Thursday, August 27, 2009

Control…We have none.

Control is a force that we try to master in various ways. One way is in our ridiculous attempts to unknowingly (subconscious) dominant others. Some do this in an extremely detrimental way while others do it in a more coy way. On the sly - but thought of in a harmless innocent fashion. In such a way that the perpetrators of the undercover control, at times, have no idea that they are locking down their grip on the individual or individuals within reach. For example, men and women do things for each other under the guise of trying to be caring and loving while knowing full well that their motivation comes from the pits of selfishness: Looking for or expecting something else that they cannot completely disclose at the present moment.

The attempt may be operating from the disposition of subconscious because MOST people have no other outlets to control their very own lives. To bring this void to the conscious level only reminds them that they are minute in this universe. Smaller than a grain of sand. They are control impotent on the job, and in many facets that they desire to be ‘important’. Taken seriously. Consequently, this leaves these pathetic souls with not many options to be in control...ever!

Has this been you? It was me at one point as I traveled on this journey. More on the most humiliating - BUT humbling 7 hours of my life later.

So, what many of us do is try to control what is in striking distance: our relationships with others.
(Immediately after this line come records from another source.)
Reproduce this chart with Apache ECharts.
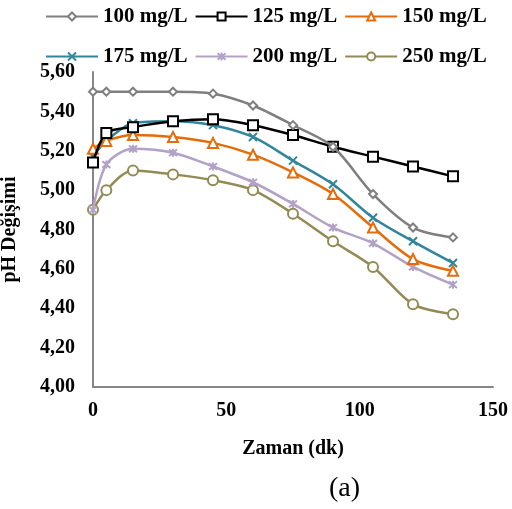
<!DOCTYPE html>
<html>
<head>
<meta charset="utf-8">
<script src="https://cdn.jsdelivr.net/npm/echarts@6/dist/echarts.min.js"></script>
<style>
  html, body { margin: 0; padding: 0; background: #fff; }
  #chart { width: 512px; height: 509px; }
</style>
</head>
<body>
<div id="chart"></div>
<script>
// zaman (dk)
const times = [0, 5, 15, 30, 45, 60, 75, 90, 105, 120, 135]

// pH değerleri, her konsantrasyon için
const ph100 = [5.50, 5.50, 5.50, 5.50, 5.49, 5.43, 5.33, 5.22, 4.98, 4.81, 4.76]
const ph125 = [5.14, 5.29, 5.32, 5.35, 5.36, 5.33, 5.28, 5.22, 5.17, 5.12, 5.07]
const ph150 = [5.21, 5.25, 5.28, 5.27, 5.24, 5.18, 5.09, 4.98, 4.81, 4.65, 4.59]
const ph175 = [5.17, 5.25, 5.34, 5.35, 5.33, 5.27, 5.15, 5.03, 4.86, 4.74, 4.63]
const ph200 = [4.90, 5.13, 5.21, 5.19, 5.12, 5.04, 4.93, 4.81, 4.73, 4.61, 4.52]
const ph250 = [4.90, 5.00, 5.10, 5.08, 5.05, 5.00, 4.88, 4.74, 4.61, 4.42, 4.37]

const seriesNames = ['100 mg/L', '125 mg/L', '150 mg/L', '175 mg/L', '200 mg/L', '250 mg/L']
const yTicks = { min: 4.0, max: 5.6, interval: 0.2 }
const xTicks = { min: 0, max: 150, interval: 50 }

const font = 'Liberation Serif'

// Excel tarzı x ve yıldız işaretleri
const crossPath = 'path://M0,0L10,10M10,0L0,10'
const starPath = 'path://M0,0L10,10M10,0L0,10M5,-1L5,11'

const styles = [
  { color: '#7f7f7f', symbol: 'emptyDiamond', size: 8, bw: 2 },
  { color: '#000000', symbol: 'emptyRect', size: 10, bw: 2 },
  { color: '#e46c0a', symbol: 'emptyTriangle', size: 10, bw: 2 },
  { color: '#31859c', symbol: crossPath, size: 8, bw: 2 },
  { color: '#b3a2c7', symbol: starPath, size: 8, bw: 2 },
  { color: '#948a54', symbol: 'emptyCircle', size: 10, bw: 2 }
]

const allData = [ph100, ph125, ph150, ph175, ph200, ph250]

const chart = echarts.init(document.getElementById('chart'))

const legendText = { fontFamily: font, fontWeight: 'bold', fontSize: 21, color: '#000' }

const option = {
  animation: false,
  legend: [
    {
      data: seriesNames.slice(0, 3),
      left: 40,
      top: 1,
      itemWidth: 52,
      itemHeight: 10,
      itemGap: 7,
      textStyle: legendText
    },
    {
      data: seriesNames.slice(3),
      left: 40,
      top: 41,
      itemWidth: 52,
      itemHeight: 10,
      itemGap: 7,
      textStyle: legendText
    }
  ],
  grid: {
    left: 93,
    right: 19,
    top: 72,
    bottom: 122,
    outerBoundsMode: 'none'
  },
  xAxis: {
    type: 'value',
    min: xTicks.min,
    max: xTicks.max,
    interval: xTicks.interval,
    name: 'Zaman (dk)',
    nameLocation: 'middle',
    nameGap: 52,
    nameTextStyle: { fontFamily: font, fontWeight: 'bold', fontSize: 20, color: '#000' },
    splitLine: { show: false },
    axisTick: { show: false },
    axisLine: { lineStyle: { color: '#868686', width: 2 } },
    axisLabel: { fontFamily: font, fontWeight: 'bold', fontSize: 20, color: '#000', margin: 14 }
  },
  yAxis: {
    type: 'value',
    min: yTicks.min,
    max: yTicks.max,
    interval: yTicks.interval,
    name: 'pH Değişimi',
    nameLocation: 'middle',
    nameGap: 73,
    nameTextStyle: { fontFamily: font, fontWeight: 'bold', fontSize: 20, color: '#000' },
    splitLine: { show: false },
    axisTick: { show: false },
    axisLine: { show: true, lineStyle: { color: '#868686', width: 2 } },
    axisLabel: {
      fontFamily: font,
      fontWeight: 'bold',
      fontSize: 20,
      color: '#000',
      margin: 18,
      formatter: v => v.toFixed(2).replace('.', ',')
    }
  },
  graphic: [
    {
      type: 'text',
      left: 329,
      top: 475,
      style: { text: '(a)', font: '28px "Liberation Serif"', fill: '#000' }
    }
  ],
  series: seriesNames.map((name, i) => ({
    name: name,
    type: 'line',
    data: times.map((t, j) => [t, allData[i][j]]),
    smooth: 0.3,
    symbol: styles[i].symbol,
    symbolSize: styles[i].size,
    showAllSymbol: true,
    lineStyle: { color: styles[i].color, width: 2.5 },
    itemStyle: {
      color: styles[i].color,
      borderColor: styles[i].color,
      borderWidth: styles[i].bw
    },
    z: 10 - i
  }))
}

chart.setOption(option)
</script>
</body>
</html>
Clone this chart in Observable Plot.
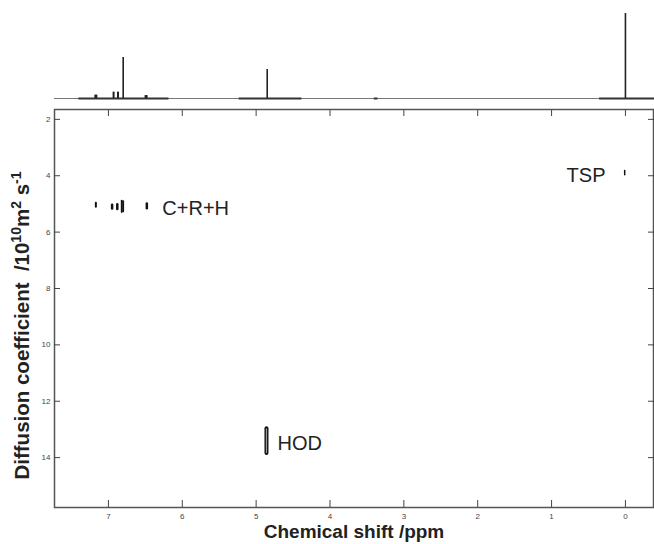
<!DOCTYPE html>
<html>
<head>
<meta charset="utf-8">
<script src="https://cdn.jsdelivr.net/npm/d3@7"></script>
<script src="https://cdn.jsdelivr.net/npm/@observablehq/plot@0.6"></script>
<style>
  html, body { margin: 0; padding: 0; background: #fff; }
  #chart { width: 654px; height: 544px; overflow: hidden; }
  #chart svg { display: block; background: transparent; }
</style>
</head>
<body>
<div id="chart"></div>
<script>
// ---- Data ----
// 1D spectrum (top trace): peak positions (ppm) and relative heights
const peakShift  = [7.17, 6.93, 6.87, 6.80, 6.49, 4.85, 0.00];
const peakHeight = [3.5,  6.5,  6.5,  41.8, 3,    29.6, 86.7];
const peakWidth  = [3,    2,    2,    1.6,  3,    1.6,  1.6];
// recorded baseline regions (ppm)
const baseStart = [7.40, 5.23, 3.40, 0.35];
const baseEnd   = [6.18, 4.38, 3.35, -0.40];

// 2D DOSY cross-peaks: chemical shift, diffusion range (1e-10 m2/s)
const spotShift = [0.01, 7.17, 6.95, 6.88, 6.82, 6.80, 6.48, 4.86];
const spotDLow  = [3.83, 4.98, 5.05, 5.03, 4.90, 4.92, 5.00, 12.98];
const spotDHigh = [3.98, 5.12, 5.18, 5.20, 5.30, 5.28, 5.17, 13.85];
const spotSize  = [1.5,  2,    2.5,  2.5,  1.8,  1.8,  2.5,  4];

// labels
const labelText  = ["TSP", "C+R+H", "HOD"];
const labelShift = [0.27, 6.27, 4.71];
const labelD     = [3.95, 5.14, 13.48];
const labelAnchor = ["end", "start", "start"];

const xTicks = [7, 6, 5, 4, 3, 2, 1, 0];
const yTicks = [2, 4, 6, 8, 10, 12, 14];
const xDomain = [7.73, -0.38];
const yDomain = [1.65, 15.77];

const xTitle = "Chemical shift /ppm";
// y title pieces: [text, superscript?]
const yTitleParts = [["Diffusion coefficient  /10", false], ["10", true], ["m", false], ["2", true], [" s", false], ["-1", true]];
const yTitle = yTitleParts.map(p => p[0]).join("");

const font = "Arial, 'Liberation Sans', Helvetica, sans-serif";

const peaks = peakShift.map((x, i) => ({x, h: peakHeight[i], w: peakWidth[i]}));
const bases = baseStart.map((a, i) => ({a, b: baseEnd[i]}));
const spots = spotShift.map((x, i) => ({x, lo: spotDLow[i], hi: spotDHigh[i], w: spotSize[i]}));
const labels = labelText.map((t, i) => ({t, x: labelShift[i], y: labelD[i], anchor: labelAnchor[i]}));

// ---- Top 1D spectrum ----
const spec = Plot.plot({
  width: 654, height: 107,
  marginLeft: 54, marginRight: 1, marginTop: 0, marginBottom: 9,
  style: {background: "transparent", fontFamily: font},
  x: {domain: xDomain, axis: null},
  y: {domain: [0, 100], axis: null},
  marks: [
    Plot.ruleY([0], {stroke: "#777", strokeWidth: 1}),
    Plot.ruleY(bases, {y: 0, x1: "a", x2: "b", stroke: "#333", strokeWidth: 2}),
    Plot.ruleX(peaks, {x: "x", y1: 0, y2: "h", stroke: "#222", strokeWidth: "w"})
  ]
});

// ---- Main DOSY plot ----
const main = Plot.plot({
  width: 654, height: 437,
  marginLeft: 54, marginRight: 1, marginTop: 2, marginBottom: 37,
  style: {background: "transparent", fontFamily: font},
  x: {domain: xDomain},
  y: {domain: yDomain, reverse: true},
  marks: [
    Plot.frame({stroke: "#555", strokeWidth: 1.5}),
    Plot.axisX({anchor: "bottom", ticks: xTicks, tickSize: -7, tickPadding: 13, fontSize: 8, color: "#444", label: null}),
    Plot.axisX({anchor: "top", ticks: xTicks, tickSize: -6, tickFormat: () => "", color: "#444", label: null}),
    Plot.axisY({anchor: "left", ticks: yTicks, tickSize: -6, tickPadding: 10, fontSize: 8, color: "#444", label: null}),
    Plot.axisY({anchor: "right", ticks: yTicks, tickSize: -6, tickFormat: () => "", color: "#444", label: null}),
    Plot.ruleX(spots, {x: "x", y1: "lo", y2: "hi", stroke: "#111", strokeWidth: "w", strokeLinecap: "round"}),
    Plot.ruleX(spots.filter(d => d.w > 3), {x: "x", y1: "lo", y2: "hi", stroke: "#999", strokeWidth: 1.2, inset: 0}),
    Plot.text(labels.filter(d => d.anchor === "end"), {x: "x", y: "y", text: "t", textAnchor: "end", fontSize: 20, fill: "#222", dy: 1}),
    Plot.text(labels.filter(d => d.anchor === "start"), {x: "x", y: "y", text: "t", textAnchor: "start", fontSize: 20, fill: "#222", dy: 1}),
    Plot.text([xTitle], {frameAnchor: "bottom", dy: 30, fontSize: 19, fontWeight: "bold", fill: "#222"}),
    Plot.text([yTitle], {frameAnchor: "left", textAnchor: "middle", dx: -32, dy: 17, rotate: -90, fontSize: 20.5, fontWeight: "bold", fill: "#222"})
  ]
});

// rebuild the y title with real superscripts
for (const t of main.querySelectorAll("text")) {
  if (t.textContent === yTitle) {
    while (t.firstChild) t.removeChild(t.firstChild);
    const ns = "http://www.w3.org/2000/svg";
    let raised = false;
    for (const [str, sup] of yTitleParts) {
      const ts = document.createElementNS(ns, "tspan");
      ts.textContent = str;
      if (sup) { ts.setAttribute("font-size", 14); if (!raised) { ts.setAttribute("dy", -8); raised = true; } }
      else if (raised) { ts.setAttribute("dy", 8); raised = false; }
      t.appendChild(ts);
    }
  }
}

const el = document.getElementById("chart");
el.appendChild(spec);
el.appendChild(main);
</script>
</body>
</html>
We do this not realizing that our mates/spouses are in the same boat that we are in: unable to control anything outside the immediate. Gridlock. Tension is imminent. Conflict is abound and later dissolution (break-up) is inevitable. In the end, two people with false senses of control end-up alone. Literally by themselves...all because the power that they want was snatched from them as soon as they made themselves vulnerable to the other.

Vulnerability is what we need to master. Not, control. We are weaken by the impact of vulnerability. However, a chance must be taken to open-up without worries of getting played. Then we must have the respectable fortitude to productively ‘deal’ with any pain that may present itself: Nothing Last Forever.
Ironically, pain is something we all will face - and in most cases we have no real effective way to handle it. As a result, we over time destroy ourselves spiritually and crap on each other relentlessly.

We must find a better approach.

Written by Brian E. Payne. Inspired by Chef! I thank him for taking care of me when I had NO CONTROL WHATSOEVER.

3 comments:

MUATA NOWE said...

Reader Response:

Your piece about control hit spot on, and the feel of humiliation stings, as well as the difficulty with vulnerability.

-SN

MUATA NOWE said...

Reader Response:

Great blog, agree 100% with this one. BTW, thank you for taking care of me, with things within your control that you were not even really trying to control.

-AC

MUATA NOWE said...

Reader Response:

Beautiful!....recently I’ve found myself OUT OF CONTROL….yet completely aware of what I am doing.

I MUST find a better way. Thanks for reminding me.